Pokemon's resurgence hit like a ton of bricks this year. The Japanese characters that captured hearts in the late 1990s returned to our smartphones.

But the nostalgia almost was too much for some. Pokemon Go, the game in which players capture Pokemon out in the wild using their cell phones, proved to be downright dangerous and stripped us of our human decency.

Police reported several close calls shortly after the game launched, prompting agencies to warn people to stay alert while playing the game.  

People wouldn't stop playing, even at risk of life. Two men fell off a cliff, a man slammed his vehicle into a Baltimore police car and an Arizona couple was charged with counts of child abuse after they were accused of leaving their 2-year-old son home alone to go play the game.

It caused other issues. One woman discovered a body while playing. The Pentagon urged troops and other Defense Department employees not to play on their government cell phones and a Michigan couple filed a class action lawsuit claiming the game had ruined Americans' quality of life. Nothing was sacred. Players invaded cemeteries and museums to honor Holocaust victims. 

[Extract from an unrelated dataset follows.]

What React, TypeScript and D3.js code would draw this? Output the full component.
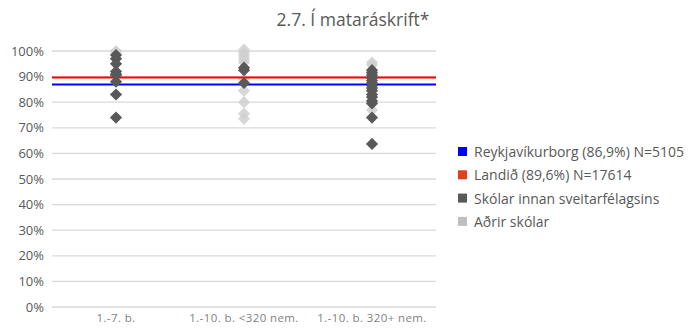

All in the name of Pokemon.

An Access Hollywood segment about a soap opera cameo became a major talking point in the presidential election

Donald Trump's hot-mic conversation during which he brags about groping women, incited a wave of backlash just a month before Election Day.

The infamous conversation, obtained by the Washington Post, was taped on an Access Hollywood bus ahead of a segment on Trump's appearance on Days of Our Lives

Among Trump's most notorious anecdotes were his comments about a married woman and his encounters with beautiful women.

"I did try and f--- her," he said of one woman. "I moved on her like a b---- but I couldn't get there."

He later said he immediately starts kissing beautiful women.

"I don't even wait," he said. "And when you're a star, they let you do it. You can do anything — grab them by the p----."